L’épine du piratage et une loi qui tarde
Autre point noir : la lutte contre le piratage. DAZN attend des mesures fermes et concrètes. Un projet de loi porté par le sénateur Laurent Lafon pourrait répondre en partie à cette attente, mais son éventuelle entrée en vigueur n’est pas prévue avant fin 2025. Trop tard, estime le diffuseur, qui voit chaque semaine ses images diffusées illégalement sans réel moyen de rétorsion.
Dans ce climat tendu, DAZN commence à perdre patience. Son coup d’éclat de février — ne payer que la moitié de l’échéance — visait à provoquer une réaction de la LFP et des clubs. Mais faute de résultats, la plateforme britannique semble résolue à claquer la porte plus tôt que prévu.

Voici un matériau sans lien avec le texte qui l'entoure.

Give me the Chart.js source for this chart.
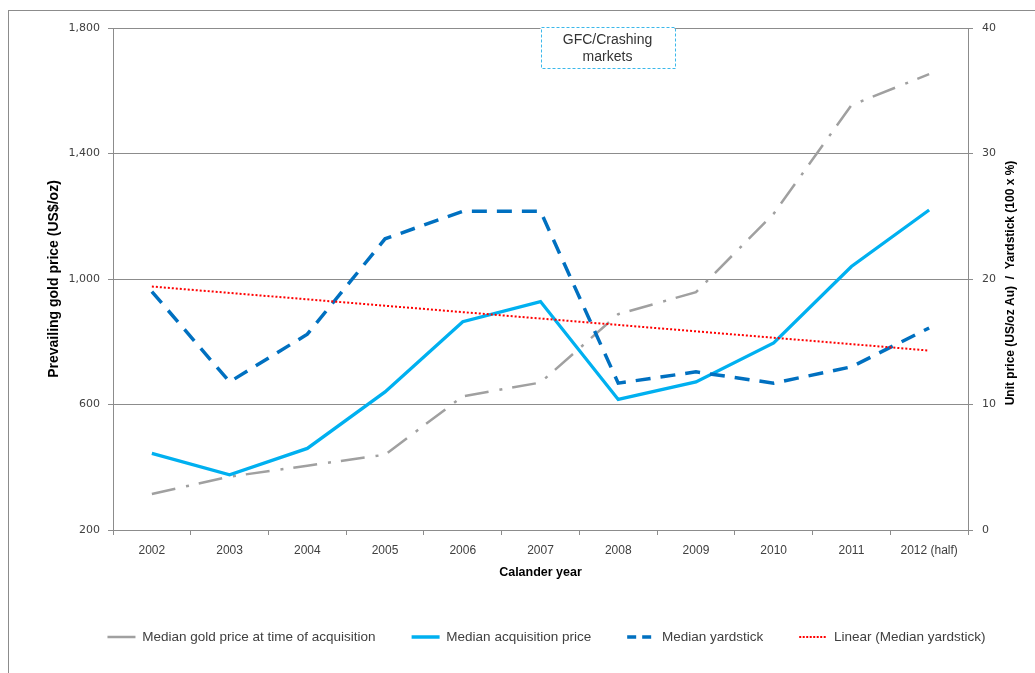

Un bras de fer aux allures de divorce
Selon les informations de RMC Sport, DAZN aurait déjà fait savoir à la LFP son intention de mettre un terme à son contrat à la fin de cette saison, après seulement un an de diffusion. Une décision précipitée qui contournerait la clause de sortie initiale et plongerait la Ligue dans un nouvel imbroglio juridique.
La LFP, elle, refuse de céder à la panique et voit dans cette annonce une manœuvre de négociation. Elle a promis de renforcer les sanctions à l’encontre des clubs qui ne respectent pas leurs obligations, avec des amendes plus lourdes à la clé. Mais ces menaces ne semblent pas impressionner DAZN, de plus en plus pessimiste quant à l’avenir de son engagement avec le football français.
La Ligue à la recherche d’un plan B
Face à ce potentiel désengagement, la Ligue n’a d’autre choix que d’explorer des solutions de repli. Mais une clause du contrat en cours empêche toute discussion avec d’autres diffuseurs pour l’instant. DAZN, de son côté, pourrait lever cette clause moyennant contrepartie, ouvrant ainsi la porte à une renégociation globale du paysage audiovisuel de la Ligue 1.
Lors du collège de Ligue 1 du 14 février, Joseph Oughourlian, président du RC Lens, avait déjà exhorté la Ligue à préparer une alternative. Pour lui, l’urgence ne réside pas dans la trésorerie à court terme, mais bien dans la qualité du produit sur le long terme. L’idée d’une chaîne produite en interne par la LFP reste donc sur la table comme possible sortie de crise.
Vers un nouveau séisme financier ?
À l’heure où la saison touche à sa fin, l’échéance du 30 avril s’annonce comme un tournant. DAZN menace de ne pas verser la totalité de la somme due si les engagements précis des clubs ne sont pas respectés. Ce nouveau coup de pression place la Ligue dans une situation financièrement précaire, avec des clubs déjà fragilisés qui risquent de voir leur équilibre économique vaciller.
Plus qu’un simple conflit contractuel, c’est l’ensemble de la stratégie de valorisation de la Ligue 1 qui est remis en cause. La médiation pourrait durer encore plusieurs semaines, mais le temps presse. Si aucun accord n’est trouvé, le football français pourrait se retrouver sans diffuseur et sans visibilité à l’aube d’une nouvelle saison. Une perspective aux airs de cauchemar pour un championnat qui peine déjà à s’imposer sur la scène européenne.